Его друг, поэт Лев Лосев, так описывал его внешность: «Длинноватые, прямые, пепельные волосы. Узкое лицо. Большие, серые, несколько навыкате глаза. Большой нос с горбинкой. Тонкие губы, он их не разжимал, когда смеялся. В России таких лиц нет, зато их часто можно увидеть в музеях, на небольших, обычно профильных портретах бургундской знати и купцов. Он и был родом из Великого герцогства Бургундского. Его прадед приехал в Россию из Эльзаса играть в оркестре Мариинского театра».
*** Меня снедает грусть-тоска по дальним странам и далеким путешествиям. Я не живу, а только жду момента, чтоб незаметно ускользнуть из дома, чтоб на работе отпроситься в долгий отпуск и уехать, и уехать, и уехать. Все жду, когда автомобиль попутный меня подкинет на пять тысяч километров. Все жду, когда песочные часы, которые до этого молчали, пробьют двенадцать раз. Все жду, когда автобус издалека затормозит у нашего подъезда. Все жду, когда настанет время, чтобы тонуть, переплывая в одиночку морской пролив, проток озерный. Чтобы заблудиться на велосипеде ночью зимой в лесу. Чтобы ломиться в запертые двери «Домов крестьянина», спасаясь от бурана. Вы молчите... Вы говорите про семейный долг, служебные обязанности. Напоминаете, что меня связали узы дружбы, путы сердца... Вы знаете, я все-таки уеду, хотя бы на трамвае: динь-динь-динь-динь! Вот, у меня уж и билет в кармане. Вы знаете, я все-таки уеду, хотя бы на качелях, и вернусь нескоро.
(Сергей Кулле)
На самой последней поздней фотографии на нас смотрит уже немолодой и тяжело больной человек с уставшими глазами.
Но сперва была жизнь, были стихи, была любовь.
Мои восемь друзей великодушно посвящали досуги изучению этой брошюрки о двадцати трех листках. А прекрасная женщина, имя которой вы прочитали на предыдущей странице, заглянула однажды сюда и сквозь легкие слезы – смотрите, смотрите – улыбается нам.
(Сергей Кулле)
Это он так писал о своей жене.
Многие его тексты ей посвящены. Маргарите Разумовской. Машинописный сборник «Зима», собранный им в 1968 году, тоже посвящен ей.

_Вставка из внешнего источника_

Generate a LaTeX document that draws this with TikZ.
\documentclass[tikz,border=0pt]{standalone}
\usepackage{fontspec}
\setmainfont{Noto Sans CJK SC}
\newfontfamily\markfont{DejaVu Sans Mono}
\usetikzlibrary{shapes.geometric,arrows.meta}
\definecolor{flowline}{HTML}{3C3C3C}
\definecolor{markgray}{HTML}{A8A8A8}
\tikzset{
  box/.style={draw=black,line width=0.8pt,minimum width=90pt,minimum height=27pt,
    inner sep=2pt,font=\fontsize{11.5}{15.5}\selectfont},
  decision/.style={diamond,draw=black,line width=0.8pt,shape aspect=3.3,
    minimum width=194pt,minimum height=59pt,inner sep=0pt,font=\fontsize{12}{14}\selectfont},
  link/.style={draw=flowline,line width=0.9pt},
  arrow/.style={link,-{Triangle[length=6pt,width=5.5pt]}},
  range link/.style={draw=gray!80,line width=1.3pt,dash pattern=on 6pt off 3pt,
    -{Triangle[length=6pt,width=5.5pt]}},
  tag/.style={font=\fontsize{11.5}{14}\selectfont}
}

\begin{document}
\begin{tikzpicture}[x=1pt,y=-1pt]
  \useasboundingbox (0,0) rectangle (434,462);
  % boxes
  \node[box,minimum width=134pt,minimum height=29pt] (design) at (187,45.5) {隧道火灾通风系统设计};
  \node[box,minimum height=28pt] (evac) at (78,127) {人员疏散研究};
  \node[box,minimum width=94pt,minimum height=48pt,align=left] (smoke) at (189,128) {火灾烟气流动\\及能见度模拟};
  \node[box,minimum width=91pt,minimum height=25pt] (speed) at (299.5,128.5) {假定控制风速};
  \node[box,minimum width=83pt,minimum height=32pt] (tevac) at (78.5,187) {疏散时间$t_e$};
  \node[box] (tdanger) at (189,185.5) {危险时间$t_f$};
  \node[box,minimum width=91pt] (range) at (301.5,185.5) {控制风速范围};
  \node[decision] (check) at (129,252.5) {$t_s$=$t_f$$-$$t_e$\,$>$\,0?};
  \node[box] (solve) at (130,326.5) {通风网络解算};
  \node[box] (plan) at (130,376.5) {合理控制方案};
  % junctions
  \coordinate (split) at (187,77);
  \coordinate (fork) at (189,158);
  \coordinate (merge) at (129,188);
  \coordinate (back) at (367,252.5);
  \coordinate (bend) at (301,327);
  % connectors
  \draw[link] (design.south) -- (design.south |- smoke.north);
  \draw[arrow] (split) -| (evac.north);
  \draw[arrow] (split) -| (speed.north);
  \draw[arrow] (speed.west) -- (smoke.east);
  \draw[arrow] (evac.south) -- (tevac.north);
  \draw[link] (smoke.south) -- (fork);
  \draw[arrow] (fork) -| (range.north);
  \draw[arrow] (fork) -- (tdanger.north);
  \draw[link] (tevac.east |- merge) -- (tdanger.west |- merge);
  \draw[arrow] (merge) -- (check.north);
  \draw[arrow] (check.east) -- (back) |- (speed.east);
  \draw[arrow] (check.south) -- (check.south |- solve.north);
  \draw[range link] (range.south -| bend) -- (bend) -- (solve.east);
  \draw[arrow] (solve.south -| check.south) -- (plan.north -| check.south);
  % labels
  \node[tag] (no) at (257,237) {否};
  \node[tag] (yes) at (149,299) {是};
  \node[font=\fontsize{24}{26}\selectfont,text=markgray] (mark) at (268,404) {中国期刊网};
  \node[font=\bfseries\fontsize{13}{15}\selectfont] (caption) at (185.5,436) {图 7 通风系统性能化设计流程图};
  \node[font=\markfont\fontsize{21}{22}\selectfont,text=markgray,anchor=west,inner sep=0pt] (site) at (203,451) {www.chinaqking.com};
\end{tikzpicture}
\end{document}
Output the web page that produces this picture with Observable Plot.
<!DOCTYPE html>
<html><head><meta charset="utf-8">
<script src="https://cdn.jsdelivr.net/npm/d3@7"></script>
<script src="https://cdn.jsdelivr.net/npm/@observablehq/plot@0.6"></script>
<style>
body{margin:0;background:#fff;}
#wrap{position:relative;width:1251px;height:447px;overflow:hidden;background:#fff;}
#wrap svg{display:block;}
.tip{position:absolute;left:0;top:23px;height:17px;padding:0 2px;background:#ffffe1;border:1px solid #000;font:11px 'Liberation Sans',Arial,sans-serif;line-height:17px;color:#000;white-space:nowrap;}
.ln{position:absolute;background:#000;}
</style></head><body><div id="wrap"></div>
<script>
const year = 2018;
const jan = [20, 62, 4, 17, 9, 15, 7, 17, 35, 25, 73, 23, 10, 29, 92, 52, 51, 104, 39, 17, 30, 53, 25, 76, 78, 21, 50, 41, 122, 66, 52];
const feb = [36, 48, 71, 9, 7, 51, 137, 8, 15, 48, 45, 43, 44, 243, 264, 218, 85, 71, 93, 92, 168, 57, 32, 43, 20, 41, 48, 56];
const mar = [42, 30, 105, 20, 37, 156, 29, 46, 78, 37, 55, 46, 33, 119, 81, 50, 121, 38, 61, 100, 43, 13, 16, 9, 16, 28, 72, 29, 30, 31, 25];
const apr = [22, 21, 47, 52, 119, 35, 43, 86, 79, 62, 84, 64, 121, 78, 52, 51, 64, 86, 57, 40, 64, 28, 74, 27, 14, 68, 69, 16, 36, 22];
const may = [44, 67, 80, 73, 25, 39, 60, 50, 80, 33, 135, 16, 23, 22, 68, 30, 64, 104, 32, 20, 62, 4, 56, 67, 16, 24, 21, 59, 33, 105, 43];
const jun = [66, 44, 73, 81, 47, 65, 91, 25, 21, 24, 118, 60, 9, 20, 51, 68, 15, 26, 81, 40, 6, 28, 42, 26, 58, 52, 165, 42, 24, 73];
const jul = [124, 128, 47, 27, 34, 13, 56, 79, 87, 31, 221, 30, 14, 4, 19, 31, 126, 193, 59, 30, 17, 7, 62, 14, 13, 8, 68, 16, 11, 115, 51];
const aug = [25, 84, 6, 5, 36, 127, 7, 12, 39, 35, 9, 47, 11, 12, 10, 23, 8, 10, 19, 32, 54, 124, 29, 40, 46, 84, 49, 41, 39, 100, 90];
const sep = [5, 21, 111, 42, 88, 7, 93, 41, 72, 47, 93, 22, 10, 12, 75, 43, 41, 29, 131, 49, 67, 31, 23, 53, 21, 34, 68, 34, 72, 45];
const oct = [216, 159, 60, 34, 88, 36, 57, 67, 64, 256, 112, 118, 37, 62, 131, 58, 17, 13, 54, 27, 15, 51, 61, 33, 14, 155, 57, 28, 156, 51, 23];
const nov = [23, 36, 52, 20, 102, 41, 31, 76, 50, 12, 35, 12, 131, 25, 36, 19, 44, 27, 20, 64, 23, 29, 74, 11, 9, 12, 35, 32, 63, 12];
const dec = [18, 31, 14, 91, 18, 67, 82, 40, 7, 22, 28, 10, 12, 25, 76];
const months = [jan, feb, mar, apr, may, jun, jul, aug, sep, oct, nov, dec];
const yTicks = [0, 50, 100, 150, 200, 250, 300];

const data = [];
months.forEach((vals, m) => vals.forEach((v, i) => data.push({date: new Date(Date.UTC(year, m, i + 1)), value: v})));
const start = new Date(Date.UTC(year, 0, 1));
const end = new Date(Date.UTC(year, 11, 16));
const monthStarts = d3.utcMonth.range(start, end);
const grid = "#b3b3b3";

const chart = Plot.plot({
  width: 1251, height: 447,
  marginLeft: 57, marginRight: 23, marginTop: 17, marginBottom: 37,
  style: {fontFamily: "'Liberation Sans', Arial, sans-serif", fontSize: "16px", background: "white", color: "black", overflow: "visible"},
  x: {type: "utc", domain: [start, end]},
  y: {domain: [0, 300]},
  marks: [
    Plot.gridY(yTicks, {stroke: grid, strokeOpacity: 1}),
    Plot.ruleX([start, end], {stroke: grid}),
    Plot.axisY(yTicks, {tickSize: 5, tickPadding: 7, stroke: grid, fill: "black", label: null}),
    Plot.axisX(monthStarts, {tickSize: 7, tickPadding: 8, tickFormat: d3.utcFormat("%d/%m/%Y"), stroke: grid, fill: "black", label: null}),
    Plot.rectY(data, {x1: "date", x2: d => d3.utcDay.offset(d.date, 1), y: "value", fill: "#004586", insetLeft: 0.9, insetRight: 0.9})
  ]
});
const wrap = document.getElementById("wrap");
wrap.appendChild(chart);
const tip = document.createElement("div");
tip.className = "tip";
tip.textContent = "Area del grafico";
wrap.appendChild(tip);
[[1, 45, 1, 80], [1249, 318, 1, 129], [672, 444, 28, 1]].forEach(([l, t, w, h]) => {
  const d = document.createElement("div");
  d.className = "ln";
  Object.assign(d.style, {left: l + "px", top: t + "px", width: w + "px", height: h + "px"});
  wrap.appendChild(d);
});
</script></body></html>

Где-то прочитал, что он и писал только для единственного читателя – для Маргариты. Но вряд ли это так. Стихи пишутся иначе, они не пишутся для читателя, даже самого любимого. Возможно, он просто ощущал среди других людей одиночество. И его Маргарита (тут важно вдруг эта неожиданная перекличка с Булгаковым) и была первым (но не единственным важны для него) читателем. Был затворником, не смотрел телевизор. Иногда, но редко ходил в кино. Зато слушал радио и читал газеты.
Еще интересное: кажется, что основное время года в стихотворениях Кулле – это зима.
Мы всегда говорим о зиме. И тогда, когда в души глядится прозрачный апрель. И тогда, когда синими крыльями машет прощально октябрь. И тогда, когда северный, старомодный июнь убегает проворно. И тогда, когда весело бесится породистый, буйный февраль. И тогда, когда ломится в двери свирепый декабрь. И тогда, когда, в знак покровительства, август обдает нас холодным дождем. И тогда, когда, школьников друг, к нам спешит, улыбаясь застенчиво, наш прекрасный арбузный сентябрь. Мы всегда говорим о зиме.
...Ну и пока зима еще не кончилась, вспомним еще одного поэта. Моего любимого из военного поколения. Борис Слуцкий. Он умер 23 февраля 1986. (Это неожиданно смыслово срифмуется с Давидом Самойловым.)
Я был ходячим. Мне было лучше, чем лежачим. Мне было проще. Я обходил огромные лужи. Я уходил в соседнюю рощу.
Больничное здание белело в проемах промежду белых берез. Плечо загипсованное болело. Я его осторожно нес.
Я был ходячим. Осколок мины моей походки пронесся мимо, но заливающе горячо другой осколок, ударил в плечо,
Но я об этом не вспоминал. Я это на послевойны откладывал, а просто шел и цветы сминал, и ветки рвал, и потом обгладывал.
От обеда и до обхода было с лишком четыре часа. Мужайся, – шептал я себе, – пехота. И шел, поглядывая в небеса.
Осенний лес всегда просторней, чем летний лес и зимний лес. Усердно спотыкаясь о корни, я в самую чащу его залез.
Сквозь ветви и сучья синело небо. А что я знал о небесах? А до войны я ни разу не был в осеннем лесу и в иных лесах.
Война горожанам дарила щедро землю – раздолья, угодья, недра, невиданные доселе леса и птичьи неслыханные голоса.
Торжественно было, светло и славно. И сквозь торжественность и тишину я шел и разрабатывал планы, как лучше выиграть эту войну.